The president’s comments caused outrage among white landowners, with the chairman of a national group for Afrikaans speaking farmers warning the new law will be “a declaration of war.”
“We are ready to fight back,” said Andries Breytenbach, the group’s chairman. “We need urgent mediation between us and the government. If this starts, it will turn into a racial war which we want to prevent.”
The Telegraph report: Mr Zuma has lurched from one scandal to another since being elected to office in 2009, and has adopted a more populist tone since his ruling African National Congress (ANC) party suffered its worst election result last August since the end of apartheid in 1994.
The party lost the economic hub of Johannesburg, the capital Pretoria and the coastal city of Port Elizabeth to the moderate Democratic Alliance party, which already held the city of Cape Town.
The ANC is also under pressure from the radical Economic Freedom Fighters, led by Julius Malema.
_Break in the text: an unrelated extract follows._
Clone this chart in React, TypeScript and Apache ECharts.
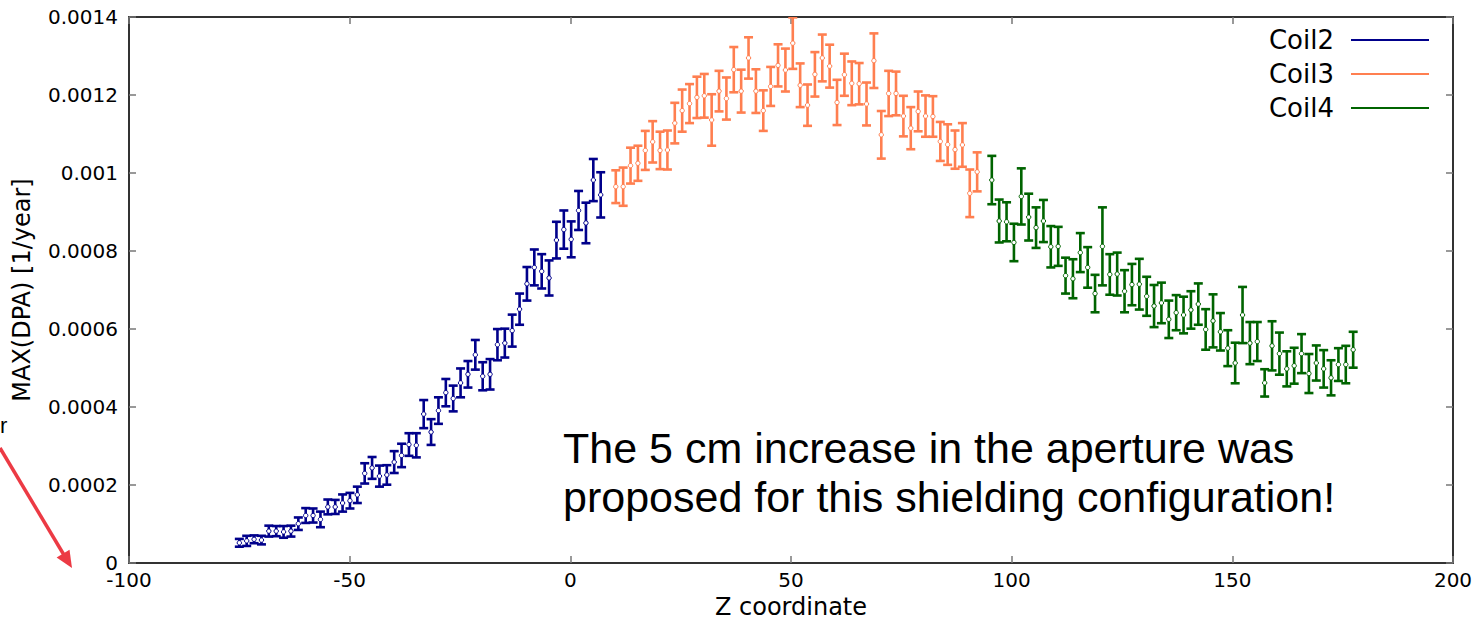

Mr Malema has been travelling the country urging black South Africans to take back land from white invaders and “Dutch thugs“.
He told parliament this week that his party wanted to “unite black people in South Africa” to expropriate land without compensation.
“People of South Africa, where you see a beautiful land, take it, it belongs to you,” he said. Although progress has been made in transferring property to black South Africans, land ownership is believed to be skewed in favour of whites more than 20 years after the end of apartheid.
The Institute of Race Relations, an independent research body, said that providing a racial breakdown of South Africa’s rural landowners was “almost impossible”.
“In the first place the state owns some 22 per cent of the land in the country, including land in the former homelands, most of which is occupied by black subsistence farmers who have no title and seem unlikely to get it any time soon,” the group said.
“This leaves around 78 per cent of land in private hands, but the race of these private owners is not known.”
Mr Zuma’s comments caused outrage among groups representing Afrikaans speaking farmers on Friday.
The Boer Afrikaner Volksraad, which claims to have 40,000 members, said its members would take land expropriation without compensation as “a declaration of war”.
“We are ready to fight back,” said Andries Breytenbach, the group’s chairman. “We need urgent mediation between us and the government. If this starts, it will turn into a racial war which we want to prevent.”